I was thinking it would be neat to extract single duty cycles from samples. Say for example:
Sample an organ from your old casio keyboard
Select sample and click “Extract single duty”
A looped short waveform is extracted
At first, my idea was to use some data mining to find repeating patterns, and select the iteration that is closest to the ‘avarage’.
Then again, a more simple and precise approach would probably be to use FFT. Find the avarage amplitude of all harmonics in the full sample, and generate a single duty cycle from that. Then you could even simplify a modulating waveform into a relevant single duty cycle, and simple sounds should probably provide perfect extractions as well.
However, I’m not math genious. Anyone keen on doing, or helping out?
Got a suggestion from Saga_Musix it should be a better idea to just find the fundamental frequency and then mix all these cycles of the sample. This shouldn’t be too difficult to script?
I can’t help, I don’t have the energy for such stuff at the moment and am no coding guru anyways. But I want to bring you onto a certain track:
You will want to research “autocorrelation” Techniques for the purpose of finding repeating patterns and their base frequencies. The FFT is then useful for further nailing down buisiness. Tuning the FFT to a repeating pattern (oscillations), by adjusting the fft size and/or resampling the wavecycle data, instead of just running at data of unknown pitch with a fixed resolution FFT, will improve the usefulness of the results by lightyears. Each FFT bin will actually be an exact harmonic, not some smeared out representation of data somewhere in between.
Edit addition: also, for averaging or interpolating single cycles, the tuned FFT can prove very useful also. But it needs to be tuned to the correct frequency. You can transform the ffts to frequency power/phase datasets for the harmonics (which will be the fft bins when the fft is tuned), then average/interpolate/process in that domain, transform back, and IFFT, warp around to a zero crossing will be start/end of the cycle, and resample to get the result single cycle loop.

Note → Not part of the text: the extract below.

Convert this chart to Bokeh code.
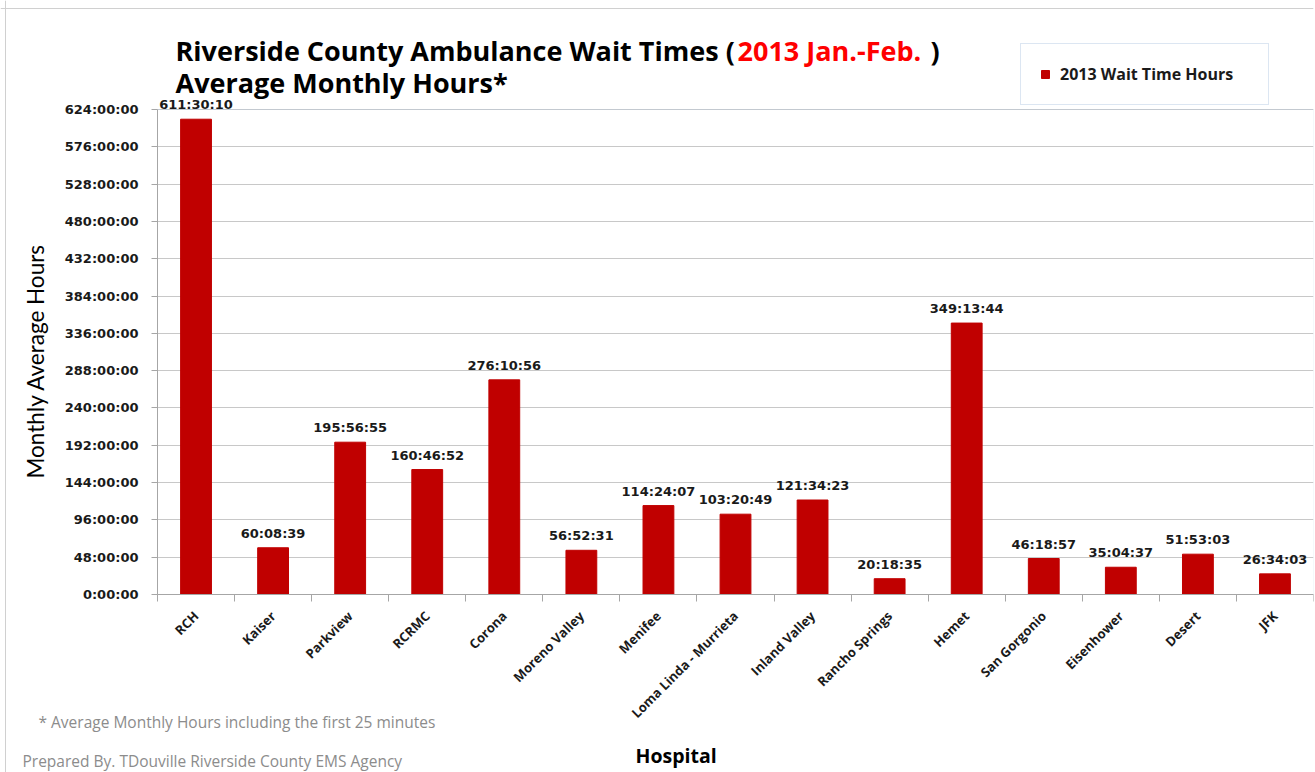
import math
from bokeh.plotting import figure
from bokeh.models import (ColumnDataSource, Range1d, FixedTicker, CustomJSTickFormatter,
                          LabelSet, Label, Legend, LegendItem, BoxAnnotation, Span, Grid)
from bokeh.core.properties import value
from bokeh.embed import file_html
from bokeh.resources import INLINE

# ---------------- data ----------------
hospitals = ["RCH", "Kaiser", "Parkview", "RCRMC", "Corona", "Moreno Valley", "Menifee",
             "Loma Linda - Murrieta", "Inland Valley", "Rancho Springs", "Hemet",
             "San Gorgonio", "Eisenhower", "Desert", "JFK"]
wait_labels = ["611:30:10", "60:08:39", "195:56:55", "160:46:52", "276:10:56", "56:52:31",
               "114:24:07", "103:20:49", "121:34:23", "20:18:35", "349:13:44",
               "46:18:57", "35:04:37", "51:53:03", "26:34:03"]
y_ticks = [0, 48, 96, 144, 192, 240, 288, 336, 384, 432, 480, 528, 576, 624]
series_name = "2013 Wait Time Hours"
title_1 = "Riverside County Ambulance Wait Times ("
title_red = "2013 Jan.-Feb."
title_close = ")"
title_2 = "Average Monthly Hours*"
y_title = "Monthly Average Hours"
x_title = "Hospital"
note_1 = "* Average Monthly Hours including the first 25 minutes"
note_2 = "Prepared By. TDouville Riverside County EMS Agency"


def to_hours(s):
    h, m, sec = (int(v) for v in s.split(":"))
    return h + m / 60 + sec / 3600


hours = [to_hours(s) for s in wait_labels]
idx = list(range(len(hospitals)))
src = ColumnDataSource(dict(x=idx, hours=hours, lab=wait_labels, name=hospitals))

# ---------------- geometry (px) ----------------
W, H = 1315, 772
PLOT_L, PLOT_R = 157, 1313     # plot-area left / right edge
PLOT_T, PLOT_B = 109, 594      # plot-area top (624 h) / bottom (0 h)
n = len(hospitals)
x_lo, x_hi = -0.5, n - 0.5
px_per_cat = (PLOT_R - PLOT_L) / n
x_start = x_lo - PLOT_L / px_per_cat
y_top = y_ticks[-1]
px_per_h = (PLOT_B - PLOT_T) / y_top
y_start = -(H - PLOT_B) / px_per_h
y_end = PLOT_B / px_per_h

BAR = "#c00000"
GRID = "#c8c8c8"
AX = "#a6a6a6"
BLUE = "#b9cde5"
TXT = "#1a1a1a"
NOTE = "#8c8c8c"

p = figure(width=W, height=H, output_backend="svg", toolbar_location=None, title=None,
           x_range=Range1d(x_start, x_hi), y_range=Range1d(y_start, y_end),
           min_border_left=0, min_border_right=W - PLOT_R, min_border_top=0, min_border_bottom=0)
p.outline_line_color = None
p.background_fill_color = "white"
p.border_fill_color = "white"

# plot-area border and outer chart border
p.add_layout(BoxAnnotation(left=x_lo, right=x_hi, bottom=0, top=y_top,
                           fill_alpha=0, line_color=BLUE, line_width=1, level="underlay"))
p.add_layout(Span(location=5, location_units="screen", dimension="height",
                  line_color="#d0d0d0", line_width=1))
p.add_layout(Span(location=H - 8, location_units="screen", dimension="width",
                  line_color="#d0d0d0", line_width=1))

bars = p.vbar(x="x", top="hours", width=0.4, source=src, fill_color=BAR, line_color=BAR)

# x axis (drawn at 0 h)
xa = p.xaxis[0]
xa.fixed_location = 0
xa.bounds = (x_lo, x_hi)
xa.ticker = FixedTicker(ticks=idx, minor_ticks=[i - 0.5 for i in range(n + 1)])
xa.major_label_overrides = {i: nm for i, nm in enumerate(hospitals)}
xa.major_label_orientation = math.pi / 4
xa.major_tick_line_color = None
xa.major_tick_out = 6
xa.minor_tick_line_color = AX
xa.minor_tick_out = 7
xa.minor_tick_in = 0
xa.axis_line_color = AX
xa.major_label_text_font = "Open Sans"
xa.major_label_text_font_style = "bold"
xa.major_label_text_font_size = "13px"
xa.major_label_text_color = TXT
xa.major_label_standoff = 12
p.xgrid.grid_line_color = None

# y axis (drawn at the plot-area left edge)
ya = p.yaxis[0]
ya.fixed_location = x_lo
ya.bounds = (0, y_top)
ya.ticker = FixedTicker(ticks=y_ticks, minor_ticks=[])
ya.formatter = CustomJSTickFormatter(code="return tick + ':00:00'")
ya.axis_line_color = AX
ya.major_tick_line_color = AX
ya.major_tick_out = 6
ya.major_tick_in = 0
ya.minor_tick_line_color = None
ya.major_label_text_font = "DejaVu Sans"
ya.major_label_text_font_style = "bold"
ya.major_label_text_font_size = "13px"
ya.major_label_text_color = TXT
ya.major_label_standoff = 13

yg = p.ygrid[0]
yg.grid_line_color = GRID
yg.grid_line_width = 1
if "cross_bounds" in Grid.properties():
    yg.cross_bounds = (x_lo, x_hi)
else:
    yg.grid_line_color = None
    p.segment(x0=[x_lo] * len(y_ticks), x1=[x_hi] * len(y_ticks), y0=y_ticks, y1=y_ticks,
              line_color=GRID, line_width=1, level="underlay")

# value labels above bars
p.add_layout(LabelSet(x="x", y="hours", text="lab", source=src, y_offset=7,
                      text_align="center", text_baseline="bottom",
                      text_font=value("DejaVu Sans"), text_font_style="bold",
                      text_font_size="13px", text_color=TXT))


def lab(x, y, text, **kw):
    p.add_layout(Label(x=x, y=H - y, text=text, x_units="screen", y_units="screen", **kw))


# chart title (mixed colours); x, y are canvas px (y = baseline from top)
tf = dict(text_font="Open Sans", text_font_style="bold", text_font_size="27px",
          text_baseline="alphabetic")
lab(175, 50, title_1, text_color="black", **tf)
lab(737, 50, title_red, text_color="#ff0000", **tf)
lab(930, 50, title_close, text_color="black", **tf)
lab(175, 82, title_2, text_color="black", **tf)

# axis titles and notes
lab(35, 478, y_title, angle=math.pi / 2, text_align="left", text_baseline="alphabetic",
    text_font="Lato", text_font_size="22.5px", text_color="black")
lab(635, 755, x_title, text_baseline="alphabetic", text_font="Open Sans",
    text_font_style="bold", text_font_size="19.5px", text_color="black")
lab(38, 721, note_1, text_baseline="alphabetic", text_font="Open Sans",
    text_font_size="15.5px", text_color=NOTE)
lab(22, 760, note_2, text_baseline="alphabetic", text_font="Open Sans",
    text_font_size="15.5px", text_color=NOTE)

# legend
legend = Legend(items=[LegendItem(label=series_name, renderers=[bars])],
                location=(1020, H - 105), orientation="vertical",
                border_line_color=BLUE, border_line_width=1,
                background_fill_color="white", background_fill_alpha=1,
                padding=19, margin=0, spacing=0,
                glyph_width=10, glyph_height=10, label_standoff=10, label_width=189,
                label_text_font="Open Sans", label_text_font_style="bold",
                label_text_font_size="16px", label_text_color=TXT)
p.add_layout(legend)

open("out.html", "w").write(file_html(p, INLINE))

If you go with finding fundamental frequency then my EasyTune tool might have some useful code, it counts all the zero crossing and guesses at a ‘best’ fundamental frequency for the whole sample. You could then use that to find wave cycles that match or are close…
Interesting. Would you say that your routine for finding the fundamental frequency is reliable? (e g almost always working for tonal sounds, if they’re DC normalized). It should then be a breeze to just mix all the “windows” together. However, I’m guessing the whole process will break once you have a tad of vibrato in the source… This seems complicated to work around.
Detect the fundamental (avarage) frequency
Stretch all cycles + or - to remove the vibrato. This is probably very complicated and requires detection of vibrato phase, and praying that the vibrato is constant.
Mix all windows.
Maybe the vibrato isn’t an issue, but would magically/almost “fix itself” if you just mix all windows?
PS. It’s also a bit tempting to roughly recreate the volume envelope from the source. I’m guessing that can be done with some simple convolution algorithm. Possibly, this could be used to create rather refined chip instruments, that still sounds old school enough.
Further down the road… it could use Renoise instruments (sample fx chains) for vector synthesis, doing things like “simplify this piano sound into 4 crossfading chip samples”. It wouldn’t be terribly difficult to achieve.